• [Aim]
Print exactly the lines that run from the line containing "What Plotly code" to the line containing "a_c1930_lo = [-2.60, -1.01, 0.0, 1.03, 1.70, 2.15]", both included, and nothing else; pictures stay out.
------------------------------------
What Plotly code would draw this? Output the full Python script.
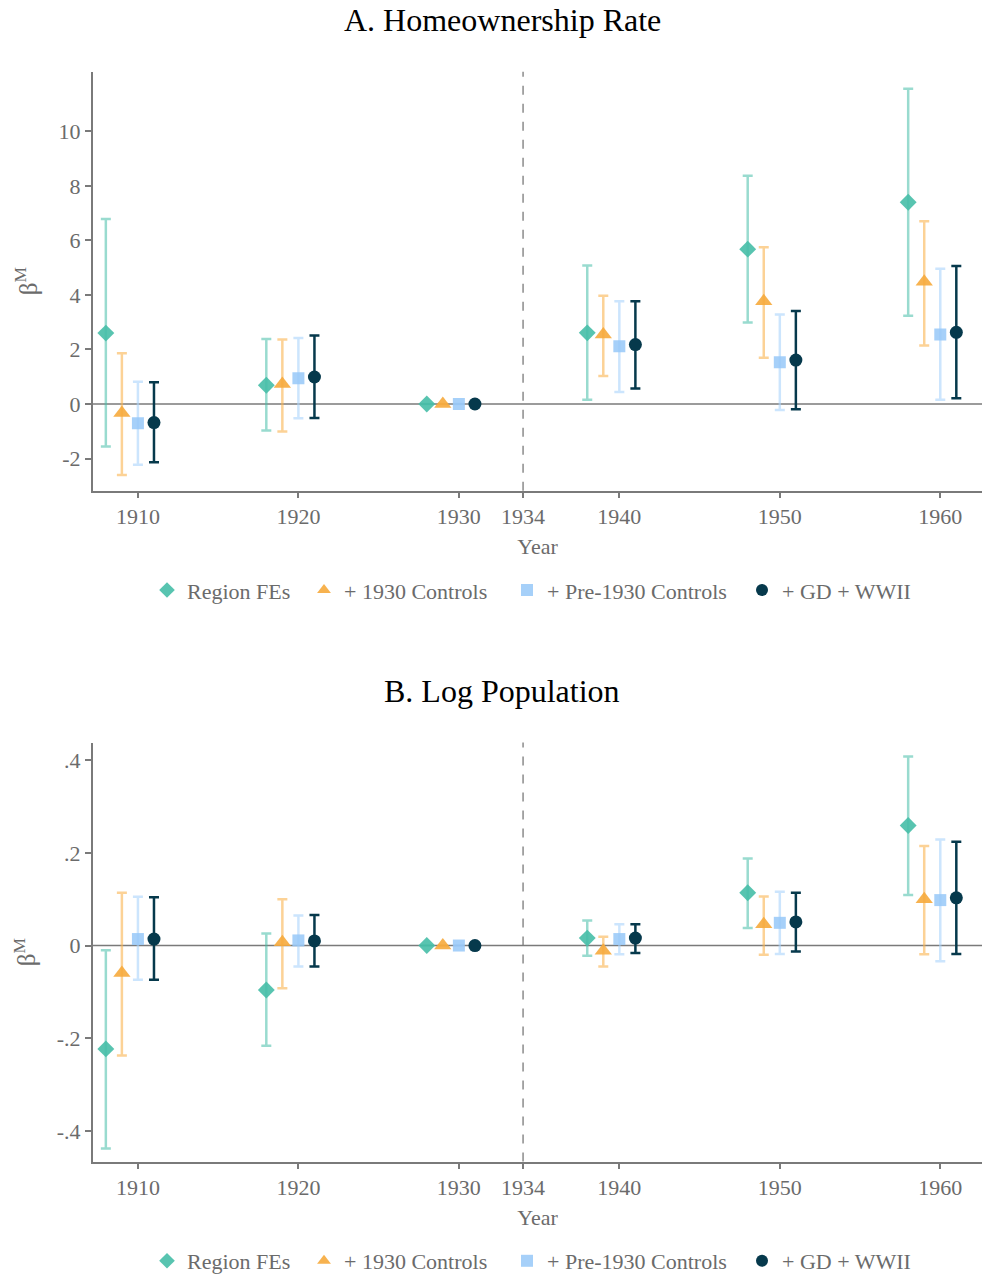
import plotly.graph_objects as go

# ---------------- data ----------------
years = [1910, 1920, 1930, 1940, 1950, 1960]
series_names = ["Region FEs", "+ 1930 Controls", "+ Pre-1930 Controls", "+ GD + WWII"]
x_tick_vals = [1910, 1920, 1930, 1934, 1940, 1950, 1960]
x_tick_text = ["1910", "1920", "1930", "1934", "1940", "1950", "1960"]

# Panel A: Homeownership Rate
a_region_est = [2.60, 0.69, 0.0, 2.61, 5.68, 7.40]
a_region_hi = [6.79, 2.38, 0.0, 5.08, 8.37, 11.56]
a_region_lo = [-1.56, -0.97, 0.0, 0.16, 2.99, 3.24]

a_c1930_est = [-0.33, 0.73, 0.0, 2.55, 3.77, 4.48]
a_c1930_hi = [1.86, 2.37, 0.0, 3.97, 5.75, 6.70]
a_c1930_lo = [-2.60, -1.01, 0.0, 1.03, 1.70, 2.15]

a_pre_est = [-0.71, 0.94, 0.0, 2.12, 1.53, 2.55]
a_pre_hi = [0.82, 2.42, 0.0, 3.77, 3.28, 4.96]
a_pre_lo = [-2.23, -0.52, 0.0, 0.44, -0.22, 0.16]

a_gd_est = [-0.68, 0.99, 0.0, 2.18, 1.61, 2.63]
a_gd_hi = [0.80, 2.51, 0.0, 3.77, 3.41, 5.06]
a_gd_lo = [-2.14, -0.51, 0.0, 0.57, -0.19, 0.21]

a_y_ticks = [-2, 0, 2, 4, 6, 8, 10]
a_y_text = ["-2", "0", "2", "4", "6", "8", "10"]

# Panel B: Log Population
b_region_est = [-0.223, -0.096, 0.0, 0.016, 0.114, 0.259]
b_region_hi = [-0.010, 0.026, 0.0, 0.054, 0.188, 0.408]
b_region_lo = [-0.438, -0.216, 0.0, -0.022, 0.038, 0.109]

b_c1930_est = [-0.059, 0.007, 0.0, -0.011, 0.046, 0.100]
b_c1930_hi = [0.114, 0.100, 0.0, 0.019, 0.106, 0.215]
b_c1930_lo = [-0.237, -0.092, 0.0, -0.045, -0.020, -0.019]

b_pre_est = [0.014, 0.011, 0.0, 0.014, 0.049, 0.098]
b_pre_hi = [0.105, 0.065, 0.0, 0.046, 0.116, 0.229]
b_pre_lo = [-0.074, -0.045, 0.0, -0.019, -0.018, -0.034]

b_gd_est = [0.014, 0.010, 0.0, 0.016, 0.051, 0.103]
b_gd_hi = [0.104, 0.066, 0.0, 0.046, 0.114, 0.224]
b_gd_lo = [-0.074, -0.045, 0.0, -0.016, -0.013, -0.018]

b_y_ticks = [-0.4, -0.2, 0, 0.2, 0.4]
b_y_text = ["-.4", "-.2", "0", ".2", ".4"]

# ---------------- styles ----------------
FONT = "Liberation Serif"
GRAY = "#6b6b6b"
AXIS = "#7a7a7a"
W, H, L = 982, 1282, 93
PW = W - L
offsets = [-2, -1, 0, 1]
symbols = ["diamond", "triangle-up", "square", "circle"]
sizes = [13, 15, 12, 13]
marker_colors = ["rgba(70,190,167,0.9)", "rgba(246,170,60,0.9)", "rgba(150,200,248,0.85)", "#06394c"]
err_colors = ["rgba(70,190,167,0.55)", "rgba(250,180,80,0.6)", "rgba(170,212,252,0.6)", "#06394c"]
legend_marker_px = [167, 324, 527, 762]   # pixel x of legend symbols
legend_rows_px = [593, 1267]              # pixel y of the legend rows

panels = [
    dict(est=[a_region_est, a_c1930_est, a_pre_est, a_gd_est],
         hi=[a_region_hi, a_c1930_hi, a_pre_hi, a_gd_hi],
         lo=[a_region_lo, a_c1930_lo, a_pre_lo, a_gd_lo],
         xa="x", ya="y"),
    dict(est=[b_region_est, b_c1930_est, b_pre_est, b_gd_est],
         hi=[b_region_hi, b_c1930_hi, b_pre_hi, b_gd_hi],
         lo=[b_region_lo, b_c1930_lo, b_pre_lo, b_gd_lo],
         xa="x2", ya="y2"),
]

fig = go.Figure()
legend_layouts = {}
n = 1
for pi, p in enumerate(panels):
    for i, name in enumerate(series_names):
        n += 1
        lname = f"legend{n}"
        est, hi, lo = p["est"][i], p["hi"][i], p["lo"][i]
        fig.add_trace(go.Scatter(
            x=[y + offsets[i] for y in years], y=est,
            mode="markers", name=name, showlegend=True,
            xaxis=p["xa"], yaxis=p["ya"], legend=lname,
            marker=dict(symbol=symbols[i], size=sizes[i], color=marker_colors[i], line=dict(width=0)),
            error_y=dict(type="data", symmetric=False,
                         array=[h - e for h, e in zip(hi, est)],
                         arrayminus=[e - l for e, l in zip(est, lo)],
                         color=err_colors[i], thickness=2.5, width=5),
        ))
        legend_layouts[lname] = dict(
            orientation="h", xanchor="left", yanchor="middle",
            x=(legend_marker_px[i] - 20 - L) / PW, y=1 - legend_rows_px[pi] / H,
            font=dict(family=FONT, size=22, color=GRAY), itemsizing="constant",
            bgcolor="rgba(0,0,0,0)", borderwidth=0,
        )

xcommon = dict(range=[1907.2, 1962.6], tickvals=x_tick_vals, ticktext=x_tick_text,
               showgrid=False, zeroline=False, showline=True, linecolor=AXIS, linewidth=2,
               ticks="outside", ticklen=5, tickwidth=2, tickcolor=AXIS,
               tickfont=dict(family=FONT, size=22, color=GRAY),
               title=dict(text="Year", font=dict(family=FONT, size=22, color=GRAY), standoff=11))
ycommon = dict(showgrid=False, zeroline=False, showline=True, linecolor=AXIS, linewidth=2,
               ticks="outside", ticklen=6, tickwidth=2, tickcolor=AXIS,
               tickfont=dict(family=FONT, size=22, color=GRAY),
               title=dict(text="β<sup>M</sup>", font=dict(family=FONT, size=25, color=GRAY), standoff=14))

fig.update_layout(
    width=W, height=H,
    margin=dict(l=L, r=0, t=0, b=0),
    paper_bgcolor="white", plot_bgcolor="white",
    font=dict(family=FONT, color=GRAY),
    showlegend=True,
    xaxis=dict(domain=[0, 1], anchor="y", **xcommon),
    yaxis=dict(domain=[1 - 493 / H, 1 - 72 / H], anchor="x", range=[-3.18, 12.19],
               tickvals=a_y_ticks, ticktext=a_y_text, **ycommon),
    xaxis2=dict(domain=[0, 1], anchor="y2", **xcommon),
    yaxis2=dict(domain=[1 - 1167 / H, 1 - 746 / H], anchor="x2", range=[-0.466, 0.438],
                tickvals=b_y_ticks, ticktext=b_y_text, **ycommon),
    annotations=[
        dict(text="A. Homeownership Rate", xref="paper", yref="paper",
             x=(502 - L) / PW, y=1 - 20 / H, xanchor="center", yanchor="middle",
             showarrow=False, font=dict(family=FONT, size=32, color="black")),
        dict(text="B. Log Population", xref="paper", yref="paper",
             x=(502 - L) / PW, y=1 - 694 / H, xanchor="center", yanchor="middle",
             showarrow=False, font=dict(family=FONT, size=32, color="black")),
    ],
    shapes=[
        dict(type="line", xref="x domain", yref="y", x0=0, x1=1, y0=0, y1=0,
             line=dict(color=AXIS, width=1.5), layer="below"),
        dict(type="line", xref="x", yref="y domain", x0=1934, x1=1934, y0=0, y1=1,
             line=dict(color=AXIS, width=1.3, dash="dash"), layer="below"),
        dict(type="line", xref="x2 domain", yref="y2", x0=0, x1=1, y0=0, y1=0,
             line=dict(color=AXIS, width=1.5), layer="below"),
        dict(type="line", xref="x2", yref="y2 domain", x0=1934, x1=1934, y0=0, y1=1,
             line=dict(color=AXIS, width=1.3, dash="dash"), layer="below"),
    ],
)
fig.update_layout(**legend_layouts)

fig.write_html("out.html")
------------------------------------
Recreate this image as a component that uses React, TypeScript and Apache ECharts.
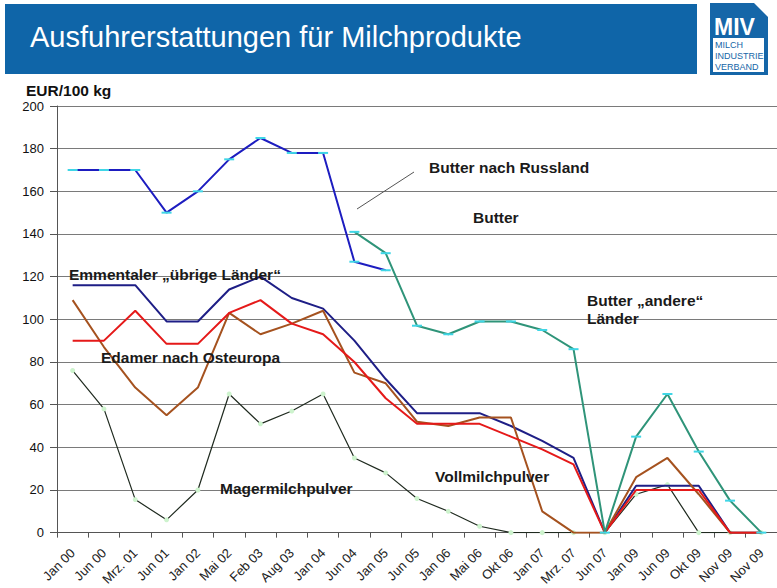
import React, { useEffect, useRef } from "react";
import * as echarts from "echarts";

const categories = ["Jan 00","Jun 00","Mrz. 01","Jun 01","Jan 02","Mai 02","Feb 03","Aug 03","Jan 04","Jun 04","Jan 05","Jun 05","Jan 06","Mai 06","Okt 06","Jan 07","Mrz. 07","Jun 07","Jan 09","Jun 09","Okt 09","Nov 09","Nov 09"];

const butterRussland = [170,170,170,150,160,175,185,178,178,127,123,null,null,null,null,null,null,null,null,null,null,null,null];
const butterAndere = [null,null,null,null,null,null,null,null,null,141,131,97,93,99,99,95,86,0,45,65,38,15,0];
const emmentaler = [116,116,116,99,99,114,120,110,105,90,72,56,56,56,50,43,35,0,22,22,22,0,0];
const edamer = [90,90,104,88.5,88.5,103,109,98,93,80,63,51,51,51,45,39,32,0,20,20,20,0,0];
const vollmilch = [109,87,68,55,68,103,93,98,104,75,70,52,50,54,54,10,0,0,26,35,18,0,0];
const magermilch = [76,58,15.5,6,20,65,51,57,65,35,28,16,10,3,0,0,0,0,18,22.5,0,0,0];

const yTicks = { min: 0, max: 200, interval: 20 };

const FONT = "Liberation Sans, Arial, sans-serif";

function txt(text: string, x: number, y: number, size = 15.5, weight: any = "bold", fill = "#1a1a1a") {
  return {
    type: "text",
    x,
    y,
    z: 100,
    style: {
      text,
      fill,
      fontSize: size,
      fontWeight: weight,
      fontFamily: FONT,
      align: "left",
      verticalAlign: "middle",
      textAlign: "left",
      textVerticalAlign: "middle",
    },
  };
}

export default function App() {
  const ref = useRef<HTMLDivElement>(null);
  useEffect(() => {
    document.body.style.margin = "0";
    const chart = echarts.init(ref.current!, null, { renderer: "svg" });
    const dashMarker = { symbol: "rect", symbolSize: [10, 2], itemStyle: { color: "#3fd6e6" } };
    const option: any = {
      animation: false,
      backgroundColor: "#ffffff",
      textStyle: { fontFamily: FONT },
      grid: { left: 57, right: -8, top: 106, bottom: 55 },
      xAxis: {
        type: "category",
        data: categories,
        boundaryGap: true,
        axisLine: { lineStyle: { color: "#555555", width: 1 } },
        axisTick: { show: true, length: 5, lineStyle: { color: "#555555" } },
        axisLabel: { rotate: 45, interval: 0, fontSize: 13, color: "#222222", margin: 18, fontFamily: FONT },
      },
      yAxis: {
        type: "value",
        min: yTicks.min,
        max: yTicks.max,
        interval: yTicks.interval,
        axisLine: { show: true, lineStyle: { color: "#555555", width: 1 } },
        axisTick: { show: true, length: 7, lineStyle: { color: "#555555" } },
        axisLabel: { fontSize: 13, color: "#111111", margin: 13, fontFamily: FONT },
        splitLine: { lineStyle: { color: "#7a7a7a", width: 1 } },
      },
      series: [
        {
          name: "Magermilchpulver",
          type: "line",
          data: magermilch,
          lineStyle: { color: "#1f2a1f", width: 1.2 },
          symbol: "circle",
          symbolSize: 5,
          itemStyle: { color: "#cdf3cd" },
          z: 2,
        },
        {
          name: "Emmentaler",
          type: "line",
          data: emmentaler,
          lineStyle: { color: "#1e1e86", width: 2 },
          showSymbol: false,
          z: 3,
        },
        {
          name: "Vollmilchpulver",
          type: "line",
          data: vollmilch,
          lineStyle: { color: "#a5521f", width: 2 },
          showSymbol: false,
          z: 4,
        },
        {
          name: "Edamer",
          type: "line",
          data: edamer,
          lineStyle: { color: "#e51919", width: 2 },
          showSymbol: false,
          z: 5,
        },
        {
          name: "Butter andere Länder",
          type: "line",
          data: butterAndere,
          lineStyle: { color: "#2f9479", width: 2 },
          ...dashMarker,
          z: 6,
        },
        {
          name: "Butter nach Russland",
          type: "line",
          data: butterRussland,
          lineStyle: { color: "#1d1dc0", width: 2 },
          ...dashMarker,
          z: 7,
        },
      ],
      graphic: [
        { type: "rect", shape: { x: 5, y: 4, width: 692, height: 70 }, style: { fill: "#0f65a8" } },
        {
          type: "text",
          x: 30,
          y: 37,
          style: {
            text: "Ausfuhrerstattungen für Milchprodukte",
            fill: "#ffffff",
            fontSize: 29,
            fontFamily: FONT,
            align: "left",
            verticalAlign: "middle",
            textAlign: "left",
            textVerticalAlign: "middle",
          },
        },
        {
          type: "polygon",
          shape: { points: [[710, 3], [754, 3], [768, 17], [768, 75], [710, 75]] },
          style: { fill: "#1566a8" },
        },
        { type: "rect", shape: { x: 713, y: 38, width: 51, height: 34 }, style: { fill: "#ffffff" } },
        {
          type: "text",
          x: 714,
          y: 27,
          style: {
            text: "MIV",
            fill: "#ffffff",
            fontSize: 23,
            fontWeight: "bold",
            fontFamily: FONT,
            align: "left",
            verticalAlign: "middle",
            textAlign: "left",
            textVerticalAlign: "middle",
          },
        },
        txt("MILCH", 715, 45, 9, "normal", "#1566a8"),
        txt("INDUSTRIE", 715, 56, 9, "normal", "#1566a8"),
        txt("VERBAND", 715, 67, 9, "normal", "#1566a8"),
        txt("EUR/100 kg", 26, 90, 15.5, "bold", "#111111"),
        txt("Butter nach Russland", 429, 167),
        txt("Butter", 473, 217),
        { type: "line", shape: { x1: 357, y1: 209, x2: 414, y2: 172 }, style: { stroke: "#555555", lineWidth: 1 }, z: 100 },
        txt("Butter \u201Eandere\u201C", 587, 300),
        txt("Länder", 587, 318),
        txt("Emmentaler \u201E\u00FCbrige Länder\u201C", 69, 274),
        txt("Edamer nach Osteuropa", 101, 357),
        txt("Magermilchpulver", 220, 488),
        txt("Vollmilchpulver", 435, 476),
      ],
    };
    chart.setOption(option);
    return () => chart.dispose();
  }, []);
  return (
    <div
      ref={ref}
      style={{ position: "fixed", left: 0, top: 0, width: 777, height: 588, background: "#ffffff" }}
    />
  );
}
------------------------------------
• [The reply]
What Plotly code would draw this? Output the full Python script.
import plotly.graph_objects as go

# ---------------- data ----------------
years = [1910, 1920, 1930, 1940, 1950, 1960]
series_names = ["Region FEs", "+ 1930 Controls", "+ Pre-1930 Controls", "+ GD + WWII"]
x_tick_vals = [1910, 1920, 1930, 1934, 1940, 1950, 1960]
x_tick_text = ["1910", "1920", "1930", "1934", "1940", "1950", "1960"]

# Panel A: Homeownership Rate
a_region_est = [2.60, 0.69, 0.0, 2.61, 5.68, 7.40]
a_region_hi = [6.79, 2.38, 0.0, 5.08, 8.37, 11.56]
a_region_lo = [-1.56, -0.97, 0.0, 0.16, 2.99, 3.24]

a_c1930_est = [-0.33, 0.73, 0.0, 2.55, 3.77, 4.48]
a_c1930_hi = [1.86, 2.37, 0.0, 3.97, 5.75, 6.70]
a_c1930_lo = [-2.60, -1.01, 0.0, 1.03, 1.70, 2.15]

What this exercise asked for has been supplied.